The NW Film Center seems to read its Twitter mentions, because it quickly announced that Kindergarten Cop would instead be replaced with a second night of Good Trouble, the just-released documentary about late civil rights icon and U.S. congressman John Lewis. (Both screenings of Good Trouble are sold out.)
"The additional showing on August 6 replaces Kindergarten Cop, which had been chosen for its importance in Oregon filmmaking history,” the NW Film Center wrote on Twitter. “After discussion with staff and community members, however, we agreed that at this moment in history, John Lewis: Good Trouble is the right film to open this year’s Drive-In series."

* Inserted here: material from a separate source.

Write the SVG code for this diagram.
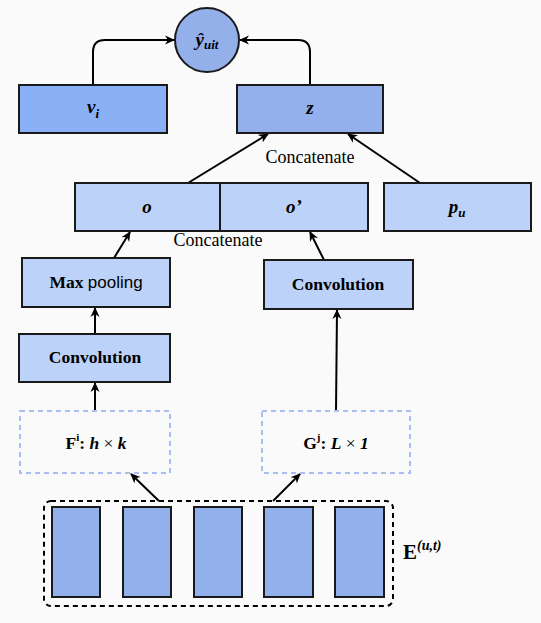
<svg xmlns="http://www.w3.org/2000/svg" width="541" height="623" viewBox="0 0 541 623">
<defs>
<marker id="arr" viewBox="0 0 10 10" refX="9" refY="5" markerWidth="10" markerHeight="10" markerUnits="userSpaceOnUse" orient="auto">
<path d="M0,0.5 L10,5 L0,9.5 L3,5 z" fill="#000"/>
</marker>
<style>
.box{stroke:#1a1a1a;stroke-width:2}
.dash{fill:#fafafa;stroke:#a7c0f0;stroke-width:2;stroke-dasharray:5,4}
.con{fill:none;stroke:#000;stroke-width:2;marker-end:url(#arr)}
.lbl{font-family:"Liberation Serif",serif;font-weight:bold;font-style:italic;font-size:19px;text-anchor:middle;fill:#000}
.ser{font-family:"Liberation Serif",serif;font-size:18px;text-anchor:middle;fill:#000}
.bs{font-family:"Liberation Serif",serif;font-size:17.5px;font-weight:bold;text-anchor:middle;fill:#000}
</style>
</defs>
<rect width="541" height="623" fill="#fafafa"/>
<g id="connectors">
<path class="con" d="M93,85 V52 Q93,40 105,40 H174"/>
<path class="con" d="M310,85 V52 Q310,40 298,40 H240"/>
<path class="con" d="M188,183 L268,134"/>
<path class="con" d="M420,183 L348,134"/>
<path class="con" d="M114,258 L130,232"/>
<path class="con" d="M324,260 L310,232"/>
<path class="con" d="M95,334 V308"/>
<path class="con" d="M95,411 V383"/>
<path class="con" d="M336,411 L337,310"/>
<path class="con" d="M159,501 L131,474"/>
<path class="con" d="M273,501 L300,474"/>
</g>
<g id="y_hat">
<circle cx="207" cy="40" r="32" fill="#93b0ea" stroke="#1a1a1a" stroke-width="2"/>
<text class="lbl" x="207" y="46" font-size="20">ŷ<tspan font-size="13" dy="3">uit</tspan></text>
</g>
<g id="v_i">
<rect class="box" x="19" y="85" width="148" height="48" fill="#89aff4"/>
<text class="lbl" x="93" y="113">v<tspan font-size="13" dy="5">i</tspan></text>
</g>
<g id="z">
<rect class="box" x="237" y="85" width="146" height="48" fill="#93b0ec"/>
<text class="lbl" x="310" y="114">z</text>
</g>
<text class="ser" x="310" y="163">Concatenate</text>
<g id="o">
<rect class="box" x="75" y="183" width="145" height="48" fill="#bdd2f8"/>
<text class="lbl" x="147" y="213">o</text>
</g>
<g id="o_prime">
<rect class="box" x="220" y="183" width="148" height="48" fill="#bdd2f8"/>
<text class="lbl" x="294" y="213">o’</text>
</g>
<g id="p_u">
<rect class="box" x="384" y="183" width="147" height="48" fill="#bdd2f8"/>
<text class="lbl" x="457" y="213">p<tspan font-size="13" dy="4">u</tspan></text>
</g>
<text class="ser" x="218" y="246">Concatenate</text>
<g id="max_pooling">
<rect class="box" x="22" y="258" width="148" height="49" fill="#bdd2f8"/>
<text class="bs" x="96" y="288" font-size="18">Max <tspan font-family="Liberation Sans, sans-serif" font-weight="normal" font-size="17">pooling</tspan></text>
</g>
<g id="conv_left">
<rect class="box" x="19" y="334" width="151" height="48" fill="#bdd2f8"/>
<text class="bs" x="95" y="363">Convolution</text>
</g>
<g id="conv_right">
<rect class="box" x="264" y="260" width="149" height="49" fill="#bdd2f8"/>
<text class="bs" x="338" y="290">Convolution</text>
</g>
<g id="filter_F">
<rect class="dash" x="20" y="411" width="150" height="62"/>
<text class="bs" x="96" y="449" font-size="18">F<tspan font-size="11" dy="-8">i</tspan><tspan dy="8">: </tspan><tspan font-style="italic">h</tspan><tspan font-weight="normal"> × </tspan><tspan font-style="italic">k</tspan></text>
</g>
<g id="filter_G">
<rect class="dash" x="262" y="411" width="148" height="62"/>
<text class="bs" x="336" y="449" font-size="18">G<tspan font-size="11" dy="-8">j</tspan><tspan dy="8">: </tspan><tspan font-style="italic">L</tspan><tspan font-weight="normal"> × </tspan><tspan font-style="italic">1</tspan></text>
</g>
<g id="E_ut">
<rect x="44" y="501" width="349" height="105" rx="7" fill="none" stroke="#000" stroke-width="2" stroke-dasharray="5,4"/>
<rect class="box" x="52" y="507" width="48" height="90" fill="#92b0ec"/>
<rect class="box" x="123" y="507" width="48" height="90" fill="#92b0ec"/>
<rect class="box" x="194" y="507" width="48" height="90" fill="#92b0ec"/>
<rect class="box" x="264" y="507" width="49" height="90" fill="#92b0ec"/>
<rect class="box" x="335" y="507" width="49" height="90" fill="#92b0ec"/>
<text x="403" y="559" font-family="Liberation Serif, serif" font-weight="bold" font-size="21" fill="#000">E<tspan font-size="14" font-style="italic" dy="-9">(u,t)</tspan></text>
</g>
</svg>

Unsurprisingly, there has been backlash to the backlash. "Kindergarten Cop and Birth of a Nation are 'both problematic movies' in the same sense that my kids and Vincent van Gogh are 'both painters,'" one woman wrote, in response to Leveen's letter. Another noted that there are other concerns to focus on right now. "Imagine being so fucked up in the head that Kindergarten Cop […] getting removed causes apoplexy on Twitter, and 150,000 Dead Americans 'is a hoax.'"

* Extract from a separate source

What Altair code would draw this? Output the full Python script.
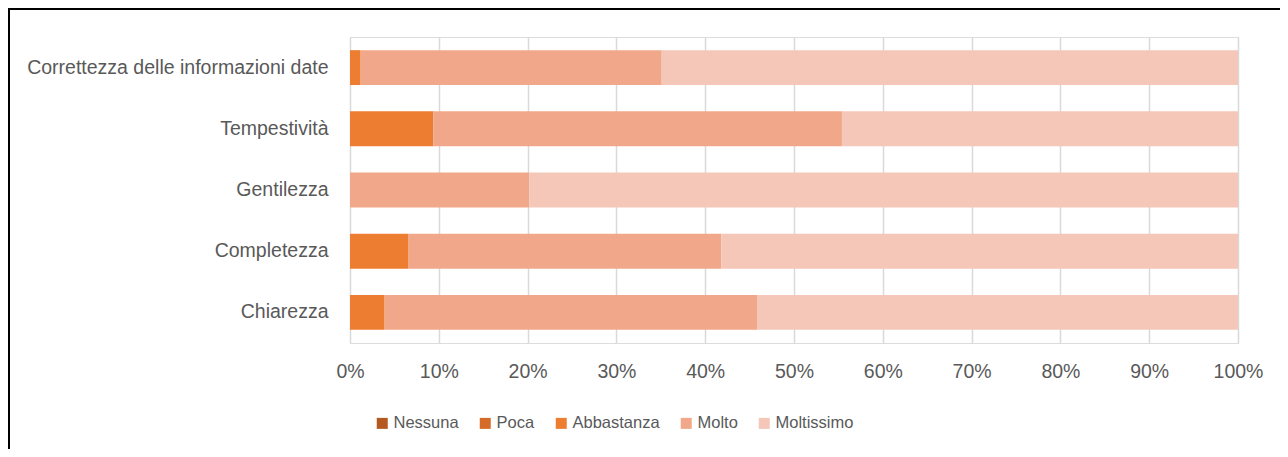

Leveen wasn't exactly appeased by the NW Film Center's decision—or at least not by how they explained it. "I think what you meant to type was 'Yes, we made a grave error in not realizing the implicit racism in that programming decision," she tweeted. "We apologize and are rethinking who makes our programming decisions hereafter.' How deep a white normativity hole will [NW Film Center] keep digging?"
In a statement provided to VICE over email, the NW Film Center wrote:
We listened to concerns from more than a dozen members of our community, and though we had chosen to highlight Kindergarten Cop as a milestone of Oregon filmmaking, it was clear it would have impacts we didn't intend in our community. We chose instead to open the Drive-In with an added screening of John Lewis: Good Trouble, a natural choice seeing this city’s huge support for the film (the first screening sold out in 48 hours, the newly added screening in less than 8 hours) and for the movement toward racial justice to which Rep. Lewis devoted his life. Amy Dotson, Director of the Northwest Film Center and the Portland Art Museum's Curator of Film and New Media, adds, "As someone who grew up with John Lewis as my representative in Atlanta, it’s personally meaningful to honor the legacy of this incredible man and share his life story with as many folks as possible."
The Cinema Unbound Drive-In series will screen a different film every Thursday, Friday, and Saturday, starting this week with Good Trouble and concluding with The Shining on September 26.
Kindergarten Cop is currently available on STARZ.